@InfraBlue,
When I was young, I thought that good birth-control prevents the need for abortion without limiting sexual intercourse. When you really want something, you diminish in your mind the small chance of it going wrong. But as I got older I realized that things, including sexual intercourse, occur in patterns. The safer you think you are engaging in intercourse, the freeer you feel to do it, and the more you do it, the more lottery tickets for pregnancy you are effectively buying. If you buy enough lottery tickets, you will eventually win, and with intercourse and pregnancy, 'winning' means pregnancy.
That is the reason abortion exists, i.e. because birth control can never be 100% effective. So if you are with a partner who doesn't want to have an abortion, you either have to be prepared to have a child on the off chance that she gets pregnant, or you have to give up intercourse. You can minimize the risk of pregnancy and maybe she'll never get pregnant, but in the event that she does, you absolutely have to be prepared for that because parenthood is a serious thing.
So while I appreciate what you're saying, that intercourse has other purposes than procreation, there are only two choices where pregnancy is concerned, accept parenthood or accept abortion. Since you cannot force a partner who is against abortion to accept it, you have to accept parenthood if you want to have a sexual relationship with that person. This is also true for a woman whose partner doesn't accept abortion.

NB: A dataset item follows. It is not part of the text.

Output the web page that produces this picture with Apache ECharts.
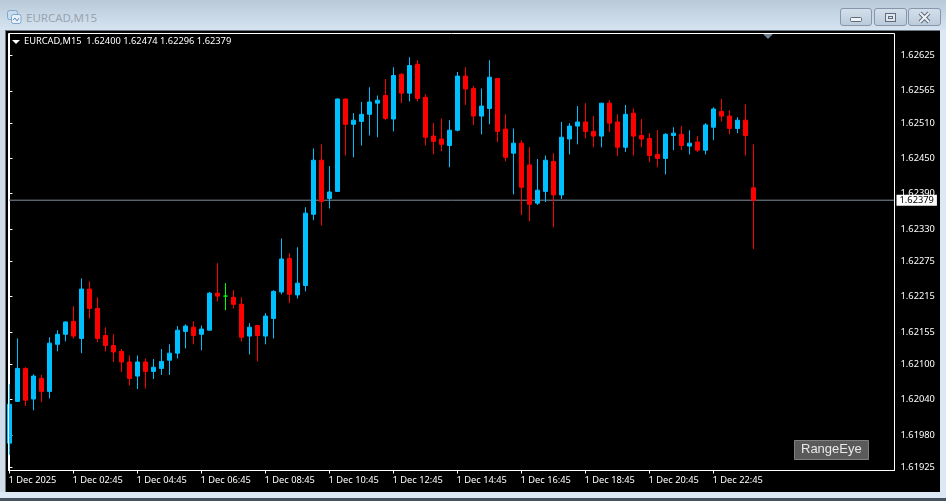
<!DOCTYPE html>
<html>
<head>
<meta charset="utf-8">
<title>EURCAD,M15</title>
<style>
html,body{margin:0;padding:0;width:946px;height:501px;overflow:hidden;background:#dce8f4}
#win{position:absolute;left:0;top:0;width:946px;height:30px;background:linear-gradient(#b9c9d8,#d6e4f1)}
#left{position:absolute;left:0;top:30px;width:5px;height:462px;background:#cfdce8}
#panel{position:absolute;left:5px;top:30px;width:935px;height:462px;background:#000;box-sizing:border-box;border-top:1px solid #6a7680;border-left:1px solid #6a7680}
#foot{position:absolute;left:0;top:498px;width:946px;height:3px;background:#46525e}
#ttl{position:absolute;left:26px;top:10px;font:11.5px "Noto Sans",sans-serif;color:#98a4b0}
.btn{position:absolute;top:8px;height:16px;box-sizing:content-box;border:1px solid #8796aa;border-radius:3px;background:linear-gradient(#d3dfeb,#bccbda)}
.btn svg,#ico{position:absolute;left:0;top:0}
#main{position:absolute;left:0;top:0;width:946px;height:501px}
</style>
</head>
<body>
<div id="win"></div><div id="left"></div><div id="panel"></div><div id="foot"></div>
<svg id="ico" width="16" height="16" style="left:7px;top:9px">
  <rect x="0.5" y="1.5" width="10" height="9" rx="2" fill="#c9dcee" stroke="#7fa6cc"/>
  <rect x="4.5" y="5.5" width="9.5" height="9" rx="2" fill="#e8f1f9" stroke="#7fa6cc"/>
  <path d="M6 11l2-2 2 3 2-3" fill="none" stroke="#5b8dbd"/>
</svg>
<div id="ttl">EURCAD,M15</div>
<div class="btn" style="left:840px;width:30px"><svg width="30" height="16"><rect x="9.5" y="8.5" width="11" height="4" rx="1" fill="#eef2f6" stroke="#5d6b7a"/></svg></div>
<div class="btn" style="left:874px;width:31px"><svg width="31" height="16"><rect x="10.5" y="4.5" width="10" height="8" fill="#dfe6ee" stroke="#5d6b7a"/><rect x="13.5" y="7.5" width="4" height="2" fill="none" stroke="#5d6b7a"/></svg></div>
<div class="btn" style="left:908px;width:31px"><svg width="31" height="16"><path d="M11 4l9 9M20 4l-9 9" stroke="#5d6b7a" stroke-width="4"/><path d="M11 4l9 9M20 4l-9 9" stroke="#eef2f6" stroke-width="2"/></svg></div>
<div id="main"></div>

<script src="https://cdn.jsdelivr.net/npm/echarts@6/dist/echarts.min.js"></script>
<script type="text/javascript">
var opens = [1.61966,1.62037,1.62093,1.62041,1.62076,1.62054,1.62134,1.62151,1.62173,1.62144,1.62228,1.62195,1.62149,1.62132,1.62122,1.62104,1.62080,1.62104,1.62088,1.62093,1.62107,1.62119,1.62156,1.62163,1.62151,1.62158,1.62221,1.62216,1.62214,1.62202,1.62148,1.62166,1.62148,1.62178,1.62223,1.62280,1.62218,1.62234,1.62355,1.62447,1.62382,1.62394,1.62551,1.62508,1.62513,1.62525,1.62544,1.62557,1.62517,1.62593,1.62561,1.62610,1.62554,1.62488,1.62483,1.62472,1.62498,1.62590,1.62569,1.62522,1.62535,1.62586,1.62500,1.62459,1.62476,1.62439,1.62374,1.62394,1.62445,1.62388,1.62483,1.62505,1.62512,1.62496,1.62488,1.62544,1.62512,1.62469,1.62527,1.62489,1.62484,1.62457,1.62450,1.62489,1.62491,1.62471,1.62478,1.62464,1.62503,1.62530,1.62522,1.62501,1.62515,1.62400];
var closes = [1.62032,1.62093,1.62039,1.62080,1.62054,1.62136,1.62151,1.62172,1.62148,1.62228,1.62195,1.62144,1.62132,1.62121,1.62104,1.62076,1.62104,1.62088,1.62095,1.62105,1.62119,1.62158,1.62165,1.62149,1.62160,1.62221,1.62216,1.62216,1.62202,1.62146,1.62163,1.62149,1.62182,1.62224,1.62279,1.62219,1.62238,1.62357,1.62447,1.62377,1.62393,1.62551,1.62508,1.62515,1.62525,1.62546,1.62549,1.62518,1.62591,1.62561,1.62608,1.62552,1.62486,1.62479,1.62474,1.62498,1.62590,1.62568,1.62522,1.62539,1.62588,1.62496,1.62452,1.62476,1.62401,1.62372,1.62396,1.62447,1.62388,1.62486,1.62505,1.62512,1.62496,1.62488,1.62544,1.62510,1.62469,1.62525,1.62488,1.62483,1.62455,1.62450,1.62491,1.62493,1.62472,1.62476,1.62464,1.62507,1.62534,1.62522,1.62501,1.62515,1.62489,1.62379];
var lows = [1.61946,1.62036,1.62029,1.62022,1.62036,1.62042,1.62122,1.62139,1.62144,1.62119,1.62178,1.62138,1.62122,1.62104,1.62087,1.62064,1.62058,1.62059,1.62075,1.62082,1.62082,1.62110,1.62127,1.62134,1.62124,1.62158,1.62207,1.62192,1.62195,1.62139,1.62117,1.62105,1.62134,1.62144,1.62219,1.62204,1.62212,1.62224,1.62345,1.62336,1.62365,1.62393,1.62455,1.62452,1.62472,1.62489,1.62486,1.62515,1.62496,1.62544,1.62547,1.62547,1.62472,1.62457,1.62462,1.62435,1.62496,1.62541,1.62507,1.62491,1.62508,1.62478,1.62445,1.62389,1.62354,1.62343,1.62371,1.62376,1.62333,1.62381,1.62457,1.62474,1.62484,1.62469,1.62469,1.62495,1.62454,1.62461,1.62455,1.62469,1.62444,1.62435,1.62423,1.62464,1.62464,1.62457,1.62461,1.62457,1.62481,1.62513,1.62491,1.62493,1.62455,1.62296];
var highs = [1.62066,1.62144,1.62095,1.62083,1.62082,1.62146,1.62158,1.62173,1.62199,1.62246,1.62241,1.62214,1.62163,1.62151,1.62126,1.62115,1.62115,1.62110,1.62109,1.62126,1.62134,1.62165,1.62168,1.62173,1.62166,1.62223,1.62272,1.62238,1.62226,1.62214,1.62170,1.62166,1.62187,1.62226,1.62314,1.62289,1.62299,1.62367,1.62467,1.62474,1.62437,1.62552,1.62552,1.62527,1.62546,1.62571,1.62557,1.62585,1.62605,1.62595,1.62622,1.62617,1.62559,1.62510,1.62518,1.62515,1.62597,1.62605,1.62573,1.62569,1.62617,1.62586,1.62525,1.62501,1.62481,1.62469,1.62449,1.62455,1.62459,1.62512,1.62510,1.62539,1.62544,1.62522,1.62544,1.62549,1.62525,1.62541,1.62535,1.62517,1.62493,1.62498,1.62493,1.62503,1.62505,1.62498,1.62488,1.62510,1.62537,1.62551,1.62532,1.62520,1.62542,1.62474];
var priceTicks = [1.62625,1.62565,1.62510,1.62450,1.62390,1.62330,1.62275,1.62215,1.62155,1.62100,1.62040,1.61980,1.61925];
var timeLabels = ['1 Dec 2025','1 Dec 02:45','1 Dec 04:45','1 Dec 06:45','1 Dec 08:45','1 Dec 10:45','1 Dec 12:45','1 Dec 14:45','1 Dec 16:45','1 Dec 18:45','1 Dec 20:45','1 Dec 22:45'];
var barsPerLabel = 8;
var bid = 1.62379;
var headerText = 'EURCAD,M15  1.62400 1.62474 1.62296 1.62379';

var candles = opens.map(function (o, i) { return [i, o, closes[i], lows[i], highs[i]]; });
var timeTicks = timeLabels.map(function (t, i) { return i * barsPerLabel; });
var xMin = -0.125, xMax = 110.625;
var font = '"Noto Sans", sans-serif';

var myChart = echarts.init(document.getElementById('main'));
var option = {
	backgroundColor: 'transparent',
	animation: false,
	grid: { left: 8.5, top: 33.5, width: 886, height: 437 },
	xAxis: {
		type: 'value', min: xMin, max: xMax, splitLine: { show: false },
		axisLine: { lineStyle: { color: '#fff' } },
		axisTick: { length: 3, lineStyle: { color: '#fff' }, customValues: timeTicks },
		axisLabel: {
			color: '#fff', fontFamily: font, fontSize: 9.3, margin: 5, align: 'left', padding: [0, 0, 0, -1],
			customValues: timeTicks,
			formatter: function (v) { return timeLabels[v / barsPerLabel]; }
		}
	},
	yAxis: {
		type: 'value', position: 'right', min: 1.619195, max: 1.626624, splitLine: { show: false },
		axisLine: { show: true, lineStyle: { color: '#fff' } },
		axisTick: { show: true, length: 3, lineStyle: { color: '#fff' }, customValues: priceTicks },
		axisLabel: {
			color: '#fff', fontFamily: font, fontSize: 9.3, margin: 6, padding: [2, 0, 0, 0],
			customValues: priceTicks,
			formatter: function (v) { return v.toFixed(5); }
		}
	},
	series: [{
		type: 'line', z: 1, symbol: 'none', silent: true, clip: false,
		data: [[xMin, bid], [xMax, bid]],
		lineStyle: { color: '#8090a0', width: 1 },
		endLabel: {
			show: true, distance: 2, color: '#000', backgroundColor: '#fff', fontFamily: font, fontSize: 9.3, padding: [2, 3, 0, 3],
			formatter: function () { return bid.toFixed(5); }
		}
	}, {
		type: 'candlestick', z: 2, barWidth: 4, data: candles,
		itemStyle: { color: '#00bfff', color0: '#ff0000', borderColor: '#00bfff', borderColor0: '#ff0000', borderColorDoji: '#00ff00', borderWidth: 1 }
	}],
	graphic: [
		{ type: 'rect', z: 10, shape: { x: 8.5, y: 33.5, width: 886, height: 437 }, style: { fill: null, stroke: '#fff', lineWidth: 1 } },
		{ type: 'polygon', shape: { points: [[12, 40], [20, 40], [16, 44]] }, style: { fill: '#fff' } },
		{ type: 'polygon', z: 11, shape: { points: [[763, 34], [773, 34], [768, 39]] }, style: { fill: '#708090' } },
		{ type: 'text', left: 24, top: 37, style: { text: headerText, fill: '#fff', font: '9.3px ' + font } },
		{ type: 'rect', shape: { x: 794.5, y: 440.5, width: 74, height: 19 }, style: { fill: '#5a5a5a', stroke: '#808080' } },
		{ type: 'text', left: 801, top: 443, style: { text: 'RangeEye', fill: '#e8e8e8', font: '13px "Liberation Sans", sans-serif' } }
	]
};
myChart.setOption(option);
</script>
</body>
</html>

I.e. she can't just tell him she never got pregnant while secretly having abortions, at least not without deeply disrespecting him as a sex partner.
Now, you say if a person, male or female, doesn't want to abort pregnancies, they can look for a partner who feels the same way and leave everyone else with the choice to abort. Here is where you run into the problem of women feeling pressure to 'choose choice.' Why? Because the pro-choice culture is popular due to the addictive nature of sexual pleasure when it is divorced from the risk of pregnancy. So the pro-sex culture grew/grows as a result of birth control, and it becomes more and more difficult for people who don't accept abortion to find partners. This puts women under pressure to 'choose choice,' i.e. to increase their possibility of finding a relationship. Surely you can see that this is a very negative aspect of abortion and birth control, akin to creating a culture of rape in the sense that Andrea Dworkin and some other feminists wrote about it, can you not?
Pregnancy is a natural byproduct of sexual intercourse. They are two sides of the same coin. Trying to separate them also separates people from their natural sexuality, which connects romantic love with love for children. Women taking hormones and surgically removing fetal tissue when it forms are forms of violence against women's bodies. To call it a woman's choice to oppress and mutilate her own natural bodily functioning in order to submit to an artificial (re)construction of sexuality that serves primarily a hedonistic vision of intercourse that has traditionally commodified women as prostitutes for the pleasure of the men they are forced to depend on for economic well-being is perverse.